Now, I was ready to take the computer to the Simply Mac service department. The store was quite busy and I waited for a service tech. I kept mentioning the fact that my drive had a S.M.A.R.T. error until I found someone who knew what I was talking about. I had to go through several very helpful clerks before I finally got the service tech to come out and talk to me. As I expected, the Apple drive replacement program had long ended on my now older iMac and I would have to buy a new hard drive.
To my surprise, the tech offered to do the job while I waited. In all it took about an hour and a half, but I walked out of the store with a brand new internal drive. I also kept the old failing drive for security purposes.
Then, the real work began. I had to create a boot drive since there was no operating system on the new hard drive. I could have had the dealer do this, but it would have meant leaving my computer with the service department. I used online instructions to create a bootable drive on a 64 GB USB flashdrive by using my wife's iMac. I did this by installing a complete Apple OS X system on the flashdrive. Then I used the bootable drive to open the new blank hard drive on the iMac.

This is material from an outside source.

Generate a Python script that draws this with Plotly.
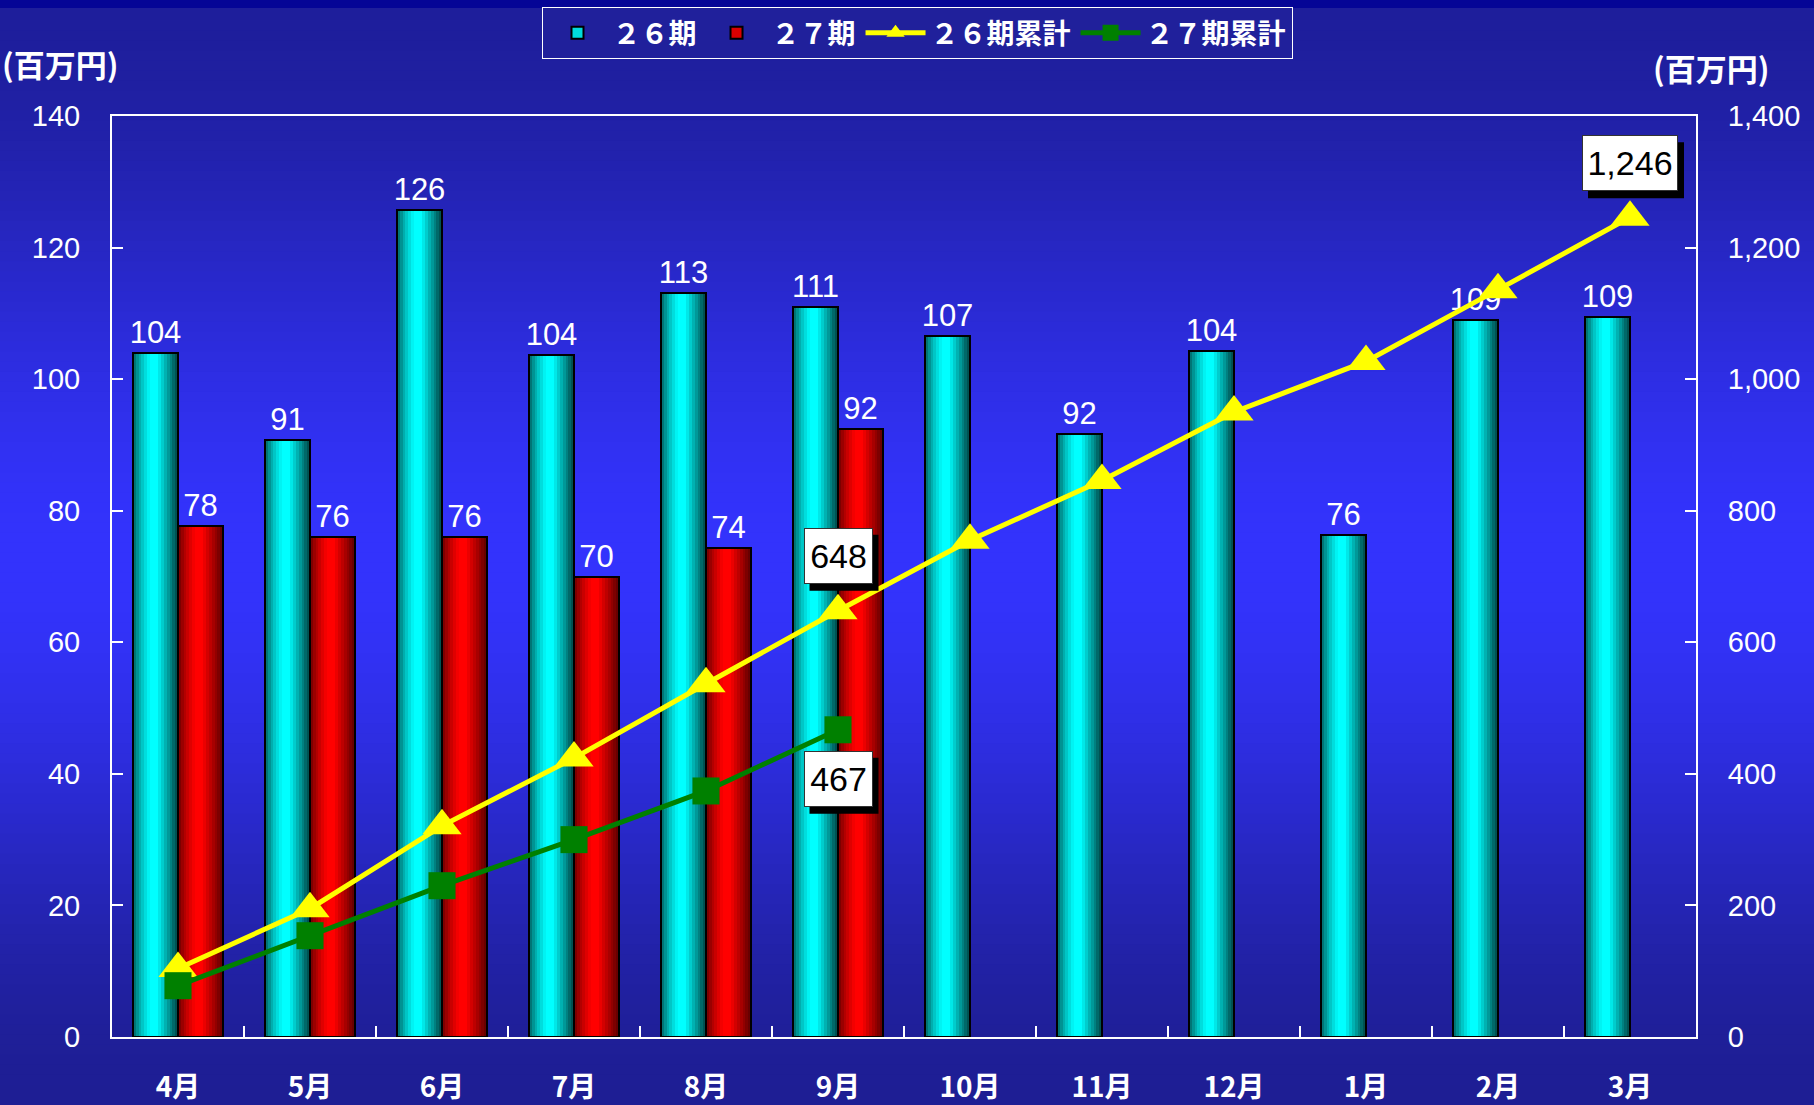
import plotly.graph_objects as go

# ---------------- data ----------------
months = ["4月", "5月", "6月", "7月", "8月", "9月", "10月", "11月", "12月", "1月", "2月", "3月"]
sales_26 = [103.9, 90.7, 125.7, 103.6, 113.1, 111.0, 106.6, 91.6, 104.3, 76.3, 109.0, 109.4]
sales_27 = [77.7, 76.0, 76.0, 70.0, 74.4, 92.4]
cum_26 = [104, 195, 321, 424, 537, 648, 755, 846, 950, 1027, 1136, 1246]
cum_27 = [78, 154, 230, 300, 374, 467]
left_ticks = [0, 20, 40, 60, 80, 100, 120, 140]
right_ticks = [0, 200, 400, 600, 800, 1000, 1200, 1400]
series_names = ["２６期", "２７期", "２６期累計", "２７期累計"]
unit_label = "(百万円)"

# ---------------- geometry / style ----------------
W, H = 1814, 1105
ML, MR, MT, MB = 112, 118, 116, 68
PW, PH = W - ML - MR, H - MT - MB
NUM_FONT = "Liberation Sans, Arial, sans-serif"
JP_FONT = "Noto Sans CJK JP, sans-serif"


def px_to_paper_y(py):
    return (H - MB - py) / PH


def px_to_paper_x(px):
    return (px - ML) / PW


def lerp(a, b, t):
    return tuple(round(a[i] + (b[i] - a[i]) * t) for i in range(3))


def bg_color(py):
    top, peak, bot = (30, 30, 155), (51, 51, 252), (30, 30, 148)
    pk = 560
    if py < pk:
        t = py / pk
        t = t * t * (3 - 2 * t)
        return lerp(top, peak, t)
    t = (py - pk) / (H - pk)
    t = t * t * (3 - 2 * t)
    return lerp(peak, bot, t)


def bar_shade(t, dark_l, bright, dark_r):
    if t < 0.38:
        return lerp(dark_l, bright, (t / 0.38) ** 0.8)
    if t < 0.55:
        return bright
    return lerp(bright, dark_r, ((t - 0.55) / 0.45) ** 0.9)


shapes = []
NB = 110
for i in range(NB):
    y0p = H * i / NB
    y1p = H * (i + 1) / NB + 1
    c = bg_color((y0p + y1p) / 2)
    shapes.append(dict(type="rect", xref="paper", yref="paper", layer="below",
                       x0=px_to_paper_x(0), x1=px_to_paper_x(W),
                       y0=px_to_paper_y(y1p), y1=px_to_paper_y(y0p),
                       fillcolor="rgb(%d,%d,%d)" % c, line=dict(width=0)))
shapes.append(dict(type="rect", xref="paper", yref="paper", layer="below",
                   x0=px_to_paper_x(0), x1=px_to_paper_x(W),
                   y0=px_to_paper_y(8), y1=px_to_paper_y(0),
                   fillcolor="rgb(5,5,150)", line=dict(width=0)))

fig = go.Figure()

BW = 0.341
NS = 16
months_27 = months[:len(sales_27)]
for name_idx, (xs, ys, base_off, cols) in enumerate([
        (months, sales_26, -BW, ((0, 95, 95), (0, 255, 255), (0, 70, 70))),
        (months_27, sales_27, 0.0, ((105, 0, 0), (255, 0, 0), (95, 0, 0)))]):
    for i in range(NS):
        t = (i + 0.5) / NS
        c = bar_shade(t, *cols)
        fig.add_trace(go.Bar(
            x=xs, y=ys, offset=base_off + i * BW / NS, width=BW / NS + 0.004,
            marker=dict(color="rgb(%d,%d,%d)" % c, line=dict(width=0)),
            showlegend=False, hoverinfo="skip"))
    fig.add_trace(go.Bar(
        x=xs, y=ys, offset=base_off, width=BW,
        marker=dict(color="rgba(0,0,0,0)", line=dict(color="black", width=2)),
        texttemplate="%{y:.0f}", textposition="outside", constraintext="none",
        cliponaxis=False,
        textfont=dict(family=NUM_FONT, size=31, color="white"),
        showlegend=False, hoverinfo="skip"))

# legend-only swatches for the bars
fig.add_trace(go.Bar(x=[None], y=[None], name=series_names[0],
                     marker=dict(color="rgb(0,220,220)", line=dict(color="black", width=2))))
fig.add_trace(go.Bar(x=[None], y=[None], name=series_names[1],
                     marker=dict(color="rgb(220,0,0)", line=dict(color="black", width=2))))

fig.add_trace(go.Scatter(
    x=months, y=cum_26, yaxis="y2", name=series_names[2], mode="lines+markers",
    line=dict(color="#ffff00", width=5),
    marker=dict(symbol="triangle-up", size=34, color="#ffff00"),
    cliponaxis=False))
fig.add_trace(go.Scatter(
    x=months_27, y=cum_27, yaxis="y2", name=series_names[3], mode="lines+markers",
    line=dict(color="#008000", width=5),
    marker=dict(symbol="square", size=27, color="#008000"),
    cliponaxis=False))

annotations = []
BOX_H = 48
PAD = 3


def callout(xcat, yval, yshift, w):
    txt = f"{yval:,}"
    tw, th = w + 2 * PAD + 2, BOX_H + 2 * PAD + 2
    shapes.append(dict(type="rect", xref="x", yref="y2", layer="above",
                       xsizemode="pixel", ysizemode="pixel",
                       xanchor=xcat, yanchor=yval,
                       x0=-tw / 2 + 6, x1=tw / 2 + 6,
                       y0=yshift - th / 2 - 7, y1=yshift + th / 2 - 7,
                       fillcolor="black", line=dict(width=0)))
    annotations.append(dict(x=xcat, y=yval, xref="x", yref="y2", showarrow=False,
                            text=txt, yshift=yshift, width=w, height=BOX_H,
                            borderpad=PAD, borderwidth=1,
                            bgcolor="white", bordercolor="#333333",
                            font=dict(family=NUM_FONT, size=34, color="black")))


callout(months[5], cum_26[5], 55, 61)
callout(months[5], cum_27[5], -49, 61)
callout(months[11], cum_26[11], 54, 88)

annotations.append(dict(text=unit_label, xref="paper", yref="paper",
                        x=px_to_paper_x(0), y=px_to_paper_y(64),
                        xanchor="left", yanchor="middle", showarrow=False,
                        font=dict(family=JP_FONT, size=31, color="white", weight="bold")))
annotations.append(dict(text=unit_label, xref="paper", yref="paper",
                        x=px_to_paper_x(1651), y=px_to_paper_y(68),
                        xanchor="left", yanchor="middle", showarrow=False,
                        font=dict(family=JP_FONT, size=31, color="white", weight="bold")))

fig.update_layout(
    width=W, height=H, autosize=False,
    margin=dict(l=ML, r=MR, t=MT, b=MB, pad=0, autoexpand=False),
    paper_bgcolor="rgb(32,32,152)", plot_bgcolor="rgba(0,0,0,0)",
    barmode="overlay", bargap=0,
    shapes=shapes, annotations=annotations,
    showlegend=True,
    legend=dict(orientation="h", x=px_to_paper_x(917), xanchor="center",
                y=px_to_paper_y(7), yanchor="top",
                bgcolor="rgb(32,32,155)", bordercolor="white", borderwidth=1,
                font=dict(family=JP_FONT, size=28, color="white", weight="bold"),
                itemwidth=60, traceorder="normal"),
    xaxis=dict(type="category", categoryorder="array", categoryarray=months,
               range=[-0.5, 11.5], showline=True, linecolor="white", linewidth=2,
               mirror=True, ticks="inside", tickson="boundaries", ticklen=11,
               tickwidth=2, tickcolor="white", showgrid=False, zeroline=False,
               ticklabelstandoff=24, automargin=False,
               tickfont=dict(family=JP_FONT, size=28, color="white", weight="bold")),
    yaxis=dict(range=[0, 140], tickvals=left_ticks, showline=True, linecolor="white",
               linewidth=2, ticks="inside", ticklen=11, tickwidth=2, tickcolor="white",
               showgrid=False, zeroline=False, ticklabelstandoff=24, automargin=False,
               tickfont=dict(family=NUM_FONT, size=29, color="white")),
    yaxis2=dict(range=[0, 1400], tickvals=right_ticks, tickformat=",d",
                overlaying="y", side="right", showline=True, linecolor="white",
                linewidth=2, ticks="inside", ticklen=11, tickwidth=2, tickcolor="white",
                showgrid=False, zeroline=False, ticklabelstandoff=24, automargin=False,
                tickfont=dict(family=NUM_FONT, size=29, color="white")),
)

fig.write_html("out.html", post_script="document.body.style.margin='0';",
               config={"displayModeBar": False})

This way, I was able to use the Disk Utility to format the new drive in my computer. This would have to be done by the dealer if I had not already known how to manage the process. Then, I downloaded and installed the Mavericks system on the new hard drive in the iMac. This took a few hours. Then I restored the Time Machine backup to the new drive on the iMac. This took over eight hours of computer time. Then I upgraded the Mavericks system to Yosemite. This took another couple of hours.

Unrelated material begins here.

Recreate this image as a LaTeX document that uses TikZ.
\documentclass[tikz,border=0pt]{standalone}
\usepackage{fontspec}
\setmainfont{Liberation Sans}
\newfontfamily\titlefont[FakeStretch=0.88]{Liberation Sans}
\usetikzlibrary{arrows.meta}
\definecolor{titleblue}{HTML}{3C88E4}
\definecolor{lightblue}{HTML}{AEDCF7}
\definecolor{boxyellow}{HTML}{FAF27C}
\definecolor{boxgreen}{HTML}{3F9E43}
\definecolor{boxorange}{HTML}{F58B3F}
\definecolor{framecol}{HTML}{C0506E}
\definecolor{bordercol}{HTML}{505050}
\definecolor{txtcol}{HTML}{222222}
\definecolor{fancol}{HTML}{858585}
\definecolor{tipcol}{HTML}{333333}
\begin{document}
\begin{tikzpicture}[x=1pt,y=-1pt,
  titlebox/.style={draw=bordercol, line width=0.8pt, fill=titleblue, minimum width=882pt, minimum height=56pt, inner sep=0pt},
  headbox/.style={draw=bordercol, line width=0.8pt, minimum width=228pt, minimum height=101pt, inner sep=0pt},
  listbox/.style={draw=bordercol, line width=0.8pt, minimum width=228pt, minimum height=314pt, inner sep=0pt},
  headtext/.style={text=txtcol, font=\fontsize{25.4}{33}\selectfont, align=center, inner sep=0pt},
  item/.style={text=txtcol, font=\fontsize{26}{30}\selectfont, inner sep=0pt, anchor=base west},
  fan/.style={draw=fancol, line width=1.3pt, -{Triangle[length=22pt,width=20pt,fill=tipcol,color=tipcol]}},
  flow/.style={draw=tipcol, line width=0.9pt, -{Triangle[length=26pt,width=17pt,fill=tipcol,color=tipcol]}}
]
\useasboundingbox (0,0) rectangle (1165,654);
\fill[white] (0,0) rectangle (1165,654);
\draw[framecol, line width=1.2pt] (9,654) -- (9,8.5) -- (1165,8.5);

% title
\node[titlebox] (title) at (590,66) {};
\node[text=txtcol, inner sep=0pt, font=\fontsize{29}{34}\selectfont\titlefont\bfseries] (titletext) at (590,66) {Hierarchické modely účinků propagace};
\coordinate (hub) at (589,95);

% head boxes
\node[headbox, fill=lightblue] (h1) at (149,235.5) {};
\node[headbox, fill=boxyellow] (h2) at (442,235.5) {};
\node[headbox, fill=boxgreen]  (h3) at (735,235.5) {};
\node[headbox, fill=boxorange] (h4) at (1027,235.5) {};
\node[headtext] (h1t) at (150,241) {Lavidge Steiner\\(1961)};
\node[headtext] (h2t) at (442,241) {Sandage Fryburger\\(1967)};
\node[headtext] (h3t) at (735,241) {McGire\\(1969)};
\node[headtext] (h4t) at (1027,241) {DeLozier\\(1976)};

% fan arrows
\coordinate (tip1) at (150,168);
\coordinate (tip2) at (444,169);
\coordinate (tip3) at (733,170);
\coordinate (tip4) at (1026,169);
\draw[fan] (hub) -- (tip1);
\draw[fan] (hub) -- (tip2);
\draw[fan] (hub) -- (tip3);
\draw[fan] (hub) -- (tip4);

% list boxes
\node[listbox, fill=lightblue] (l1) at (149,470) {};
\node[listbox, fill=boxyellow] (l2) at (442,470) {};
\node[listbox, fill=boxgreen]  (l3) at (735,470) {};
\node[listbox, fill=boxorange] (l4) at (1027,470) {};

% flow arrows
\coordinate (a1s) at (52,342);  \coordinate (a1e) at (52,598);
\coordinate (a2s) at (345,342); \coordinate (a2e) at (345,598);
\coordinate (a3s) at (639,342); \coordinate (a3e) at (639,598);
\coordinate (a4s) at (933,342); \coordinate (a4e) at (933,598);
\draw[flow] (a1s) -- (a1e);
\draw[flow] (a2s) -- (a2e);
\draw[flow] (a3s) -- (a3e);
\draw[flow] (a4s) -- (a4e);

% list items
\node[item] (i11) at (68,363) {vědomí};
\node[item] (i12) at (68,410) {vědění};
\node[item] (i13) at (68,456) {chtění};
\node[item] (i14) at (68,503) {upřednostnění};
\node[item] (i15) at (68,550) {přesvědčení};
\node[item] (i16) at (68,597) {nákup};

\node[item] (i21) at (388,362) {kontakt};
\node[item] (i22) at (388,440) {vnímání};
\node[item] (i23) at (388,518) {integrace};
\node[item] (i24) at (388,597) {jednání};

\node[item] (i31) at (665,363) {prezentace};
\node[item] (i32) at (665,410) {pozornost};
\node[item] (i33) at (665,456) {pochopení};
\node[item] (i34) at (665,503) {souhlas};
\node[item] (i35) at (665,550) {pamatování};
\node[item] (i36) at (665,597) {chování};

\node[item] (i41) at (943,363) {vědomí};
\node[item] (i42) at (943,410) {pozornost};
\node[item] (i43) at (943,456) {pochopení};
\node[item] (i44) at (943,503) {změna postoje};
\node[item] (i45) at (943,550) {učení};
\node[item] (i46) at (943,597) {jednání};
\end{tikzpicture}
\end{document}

With the new system, there were several programs and settings that needed to be updated. I am still in the process of updating those programs and settings.
Now, as I said at the beginning of this post, if you do not understand how to do all this, you will have to rely completely on the dealer. But what is more important is that I could have lost all my data. I had no warning of the imminent hard drive failure until I tried to upgrade my operating system. I could have simply had the drive crash without warning. This could happen to you. Backing up your data is incredibly important. This means maintaining regular copies of everything you want to save to safe backup drives and online.